CHALLENGE →
Retype nothing but the lines from the start of the material up to and including the line with "nan = np.nan". Pictures don't belong in the copy.

SOURCE MATERIAL →

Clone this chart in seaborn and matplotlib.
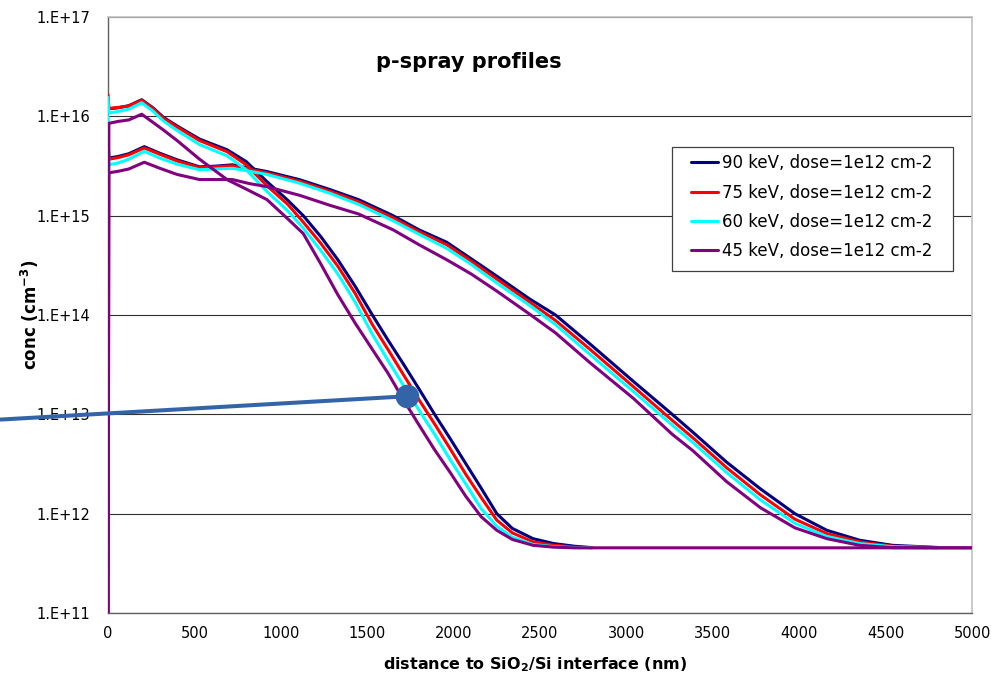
import numpy as np
import pandas as pd
import matplotlib
matplotlib.use("Agg")
import matplotlib.pyplot as plt
from matplotlib.ticker import FixedLocator, NullLocator, FuncFormatter
from matplotlib.patches import Rectangle
import seaborn as sns

nan = np.nan

# implant energies (legend entries) and their line colours
energies = ["90 keV, dose=1e12 cm-2", "75 keV, dose=1e12 cm-2",
            "60 keV, dose=1e12 cm-2", "45 keV, dose=1e12 cm-2"]
line_colors = ["#000080", "#FF0000", "#00FFFF", "#800080"]

# shallow (high peak) profiles: depth in nm, concentration in cm^-3
depth_a = [0, 5, 60, 120, 195, 260, 320, 400, 530, 690, 800, 920, 1040, 1130,
           1230, 1330, 1430, 1530, 1620, 1710, 1800, 1890, 1980, 2070, 2160,
           2250, 2340, 2460, 2580, 2700, 2800, 5000]
conc_a_90 = [1.5e16, 1.19e16, 1.22e16, 1.28e16, 1.47e16, 1.22e16, 9.8e15, 8.0e15,
             5.9e15, 4.6e15, 3.5e15, 2.2e15, 1.43e15, 1.0e15, 6.2e14, 3.6e14,
             1.95e14, 1.0e14, 5.6e13, 3.2e13, 1.8e13, 1.0e13, 5.7e12, 3.2e12,
             1.8e12, 1.0e12, 7.1e11, 5.6e11, 5.0e11, 4.7e11, 4.55e11, nan]
conc_a_75 = [1.65e16, 1.2e16, 1.23e16, 1.27e16, 1.45e16, 1.2e16, 9.6e15, 7.8e15,
             5.7e15, 4.4e15, 3.25e15, 2.0e15, 1.3e15, 8.6e14, 5.3e14, 3.1e14,
             1.65e14, 8.0e13, 4.5e13, 2.5e13, 1.4e13, 8.0e12, 4.5e12, 2.5e12,
             1.45e12, 8.6e11, 6.4e11, 5.2e11, 4.8e11, 4.6e11, 4.55e11, nan]
conc_a_60 = [1.55e16, 1.08e16, 1.12e16, 1.18e16, 1.37e16, 1.13e16, 9.0e15, 7.2e15,
             5.2e15, 4.0e15, 2.9e15, 1.75e15, 1.12e15, 7.5e14, 4.5e14, 2.6e14,
             1.35e14, 6.4e13, 3.5e13, 1.95e13, 1.1e13, 6.3e12, 3.5e12, 2.0e12,
             1.12e12, 7.5e11, 5.8e11, 4.9e11, 4.65e11, 4.55e11, 4.53e11, nan]
conc_a_45 = [1e10, 8.5e15, 8.9e15, 9.2e15, 1.05e16, 8.7e15, 7.3e15, 5.7e15,
             3.7e15, 2.3e15, 1.85e15, 1.45e15, 9.3e14, 6.6e14, 3.3e14, 1.6e14,
             8.3e13, 4.5e13, 2.6e13, 1.4e13, 7.8e12, 4.4e12, 2.6e12, 1.5e12,
             9.3e11, 6.8e11, 5.5e11, 4.8e11, 4.6e11, 4.53e11, 4.53e11, 4.53e11]

# deep (lower peak) profiles
depth_b = [0, 5, 60, 120, 210, 300, 400, 530, 620, 720, 820, 920, 1110, 1285,
           1450, 1650, 1800, 1960, 2100, 2250, 2440, 2590, 2790, 3040, 3265,
           3385, 3580, 3775, 3975, 4160, 4350, 4540, 4800, 5000]
conc_b_90 = [6e15, 3.8e15, 3.95e15, 4.2e15, 4.95e15, 4.25e15, 3.65e15, 3.1e15,
             3.15e15, 3.25e15, 3.0e15, 2.78e15, 2.3e15, 1.83e15, 1.45e15, 1.0e15,
             7.2e14, 5.4e14, 3.7e14, 2.46e14, 1.45e14, 1.0e14, 5.1e13, 2.15e13,
             1.0e13, 6.6e12, 3.3e12, 1.78e12, 1.0e12, 6.8e11, 5.4e11, 4.8e11,
             4.57e11, nan]
conc_b_75 = [6e15, 3.7e15, 3.85e15, 4.1e15, 4.8e15, 4.15e15, 3.55e15, 3.05e15,
             3.1e15, 3.18e15, 2.93e15, 2.7e15, 2.22e15, 1.76e15, 1.38e15, 9.5e14,
             6.9e14, 5.1e14, 3.5e14, 2.3e14, 1.35e14, 8.8e13, 4.5e13, 1.9e13,
             8.7e12, 5.8e12, 2.9e12, 1.55e12, 8.8e11, 6.3e11, 5.2e11, 4.7e11,
             4.55e11, nan]
conc_b_60 = [1.0e16, 3.25e15, 3.4e15, 3.7e15, 4.45e15, 3.8e15, 3.3e15, 2.9e15,
             2.95e15, 3.0e15, 2.8e15, 2.6e15, 2.12e15, 1.68e15, 1.3e15, 8.9e14,
             6.5e14, 4.7e14, 3.25e14, 2.1e14, 1.25e14, 8.0e13, 4.0e13, 1.7e13,
             7.8e12, 5.2e12, 2.6e12, 1.38e12, 8.0e11, 5.9e11, 5.0e11, 4.65e11,
             4.55e11, nan]
conc_b_45 = [1e10, 2.7e15, 2.8e15, 2.95e15, 3.45e15, 3.0e15, 2.6e15, 2.31e15,
             2.31e15, 2.31e15, 2.1e15, 1.96e15, 1.6e15, 1.27e15, 1.04e15, 7.2e14,
             5.1e14, 3.6e14, 2.6e14, 1.74e14, 1.02e14, 6.6e13, 3.3e13, 1.45e13,
             6.3e12, 4.3e12, 2.1e12, 1.15e12, 7.2e11, 5.6e11, 4.8e11, 4.55e11,
             4.53e11, 4.53e11]

# pointer line ending in a dot
pointer_depth = [-625, 1730]
pointer_conc = [8.85e12, 1.52e13]

x_ticks = [0, 500, 1000, 1500, 2000, 2500, 3000, 3500, 4000, 4500, 5000]
y_ticks = [1e11, 1e12, 1e13, 1e14, 1e15, 1e16, 1e17]

frames = []
for profile, depth, series in (("shallow", depth_a, [conc_a_90, conc_a_75, conc_a_60, conc_a_45]),
                               ("deep", depth_b, [conc_b_90, conc_b_75, conc_b_60, conc_b_45])):
    for label, conc in zip(energies, series):
        frames.append(pd.DataFrame({"depth": depth, "conc": conc,
                                    "energy": label, "profile": profile}))
df = pd.concat(frames, ignore_index=True)

sns.set_style("white")
plt.rcParams["font.family"] = ["DejaVu Sans"]
plt.rcParams["mathtext.default"] = "bf"
plt.rcParams["text.color"] = "black"

W, H = 996, 678
fig = plt.figure(figsize=(W / 100, H / 100), dpi=100)
ax = fig.add_axes([108 / W, 65 / H, 864 / W, 596 / H])
ax.set_yscale("log")

sns.lineplot(data=df, x="depth", y="conc", hue="energy", hue_order=energies,
             palette=line_colors, units="profile", estimator=None, sort=False,
             lw=2.2, ax=ax, zorder=3)

ax.set_xlim(0, 5000)
ax.set_ylim(1e11, 1e17)
ax.xaxis.set_major_locator(FixedLocator(x_ticks))
ax.yaxis.set_major_locator(FixedLocator(y_ticks))
ax.yaxis.set_minor_locator(NullLocator())
ax.yaxis.set_major_formatter(FuncFormatter(lambda v, p: f"1.E+{int(round(np.log10(v)))}"))
ax.tick_params(axis="both", which="major", direction="out", length=3.6, width=0.8,
               color="#404040", labelsize=10.5, labelcolor="black")
ax.tick_params(axis="y", pad=9)
ax.tick_params(axis="x", pad=6)
ax.set_xlabel("")
ax.set_ylabel("")
ax.grid(axis="y", which="major", color="#303030", lw=0.8)
ax.grid(axis="x", visible=False)

for side in ("left", "bottom"):
    ax.spines[side].set_color("#606060")
    ax.spines[side].set_linewidth(1.0)
for side in ("top", "right"):
    ax.spines[side].set_color("#C0C0C0")
    ax.spines[side].set_linewidth(1.2)

# pointer line and dot
ax.plot(pointer_depth, pointer_conc, color="#3464A8", lw=2.9, clip_on=False,
        zorder=6, solid_capstyle="butt")
ax.plot(pointer_depth[-1:], pointer_conc[-1:], "o", ms=16, color="#3464A8",
        clip_on=False, zorder=7)

# legend with a plain rectangular box
handles, labels = ax.get_legend_handles_labels()
if ax.get_legend() is not None:
    ax.get_legend().remove()
leg = ax.legend(handles, labels, loc="upper left", bbox_to_anchor=(0.6748, 0.7696),
                frameon=False, borderpad=0, borderaxespad=0, handlelength=1.6,
                handletextpad=0.25, labelspacing=0.68, fontsize=12)
leg.set_zorder(8)
for t in leg.get_texts():
    t.set_color("black")
for h in leg.get_lines():
    h.set_linewidth(2.2)
ax.add_patch(Rectangle((672 / W, 1 - 271 / H), 281 / W, 124 / H,
                       transform=fig.transFigure, facecolor="white",
                       edgecolor="#404040", lw=0.9, zorder=4, clip_on=False))

fig.text(469 / W, 1 - 62 / H, "p-spray profiles", ha="center", va="center",
         fontsize=15, fontweight="bold", color="black")
fig.text(30 / W, 1 - 315 / H, "conc (cm$^{-3}$)", rotation=90, ha="center",
         va="center", fontsize=12, fontweight="bold", color="black")
fig.text(535 / W, 1 - 665 / H, "distance to SiO$_2$/Si interface (nm)",
         ha="center", va="center", fontsize=11.5, fontweight="bold", color="black")

fig.savefig("out.png", dpi=100, facecolor="white")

RESPONSE →
Clone this chart in seaborn and matplotlib.
import numpy as np
import pandas as pd
import matplotlib
matplotlib.use("Agg")
import matplotlib.pyplot as plt
from matplotlib.ticker import FixedLocator, NullLocator, FuncFormatter
from matplotlib.patches import Rectangle
import seaborn as sns

nan = np.nan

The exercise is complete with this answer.